Directed by Richard Linklater
Opens April 27
Richard Linklater's small-town chronicle adapts the true story of Bernie Tiede, a beloved, sweet-tempered Texas mortician who became a wealthy widow's pal and factotum. Friendships with wealthy widows are rarely described as "true stories" unless something awful happened, and sure enough, 81-year-old Marjorie was found dead in a freezer (in 1997), with Bernie the rueful culprit. Bernie—the first-name-basis of the title expresses the man's popularity around town, as a personality, a community musical director, or just a sympathetic ear—relates how their relationship got to that point.
Jack Black plays Bernie, without a wink but with a mustache, opposite Shirley MacLaine as grumpy "Marge," though really Black's airy-twanged, innocent turn is at the center of the film, populated by townsfolk, both dramatized and real. Linklater, who attended the original murder trial, has always had an interest in the daisy-chaining of story-telling, and here actual Carthage, Texas, natives punctuate the drama with to-camera scenes of gossip-commentary (and look to be having a ball doing it). Grating dysfunction develops between frustrated Bernie, who's given increasing leeway with Marge's finances, and Marge, who grows more capricious and cruel, in proportion to her isolation fed by shrewish reputation and gated estate.
When the crime happens (to Bernie's own surprise), the voice of authority that emerges belongs to Matthew McConaughey, as a district attorney intent on nabbing him for the crime.
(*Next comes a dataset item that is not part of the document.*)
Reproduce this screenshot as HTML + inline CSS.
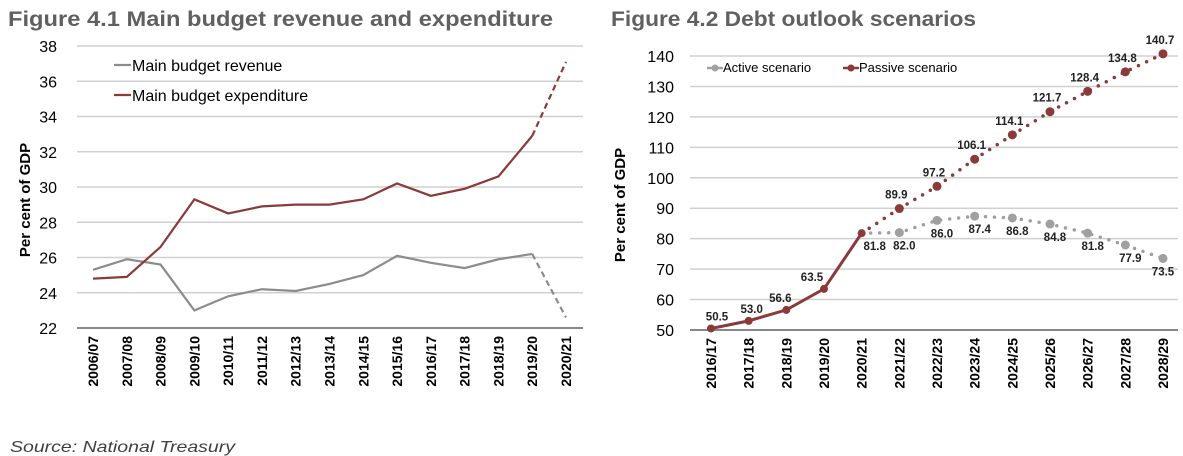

But as a diner-counter convo with locals (and the interpersed commentary bits) show, the DA's is just one opinion among many. Just as Linklater goes inside the relationship betwen Bernie and Marge (and then, post-murder, his cover-up and extravagant acts of charity), he tries to convey that, far from a matter of open-and-shut cases, it's a matter unfolding in a genuine community with its own methods of digesting shock, not to mention defining justice.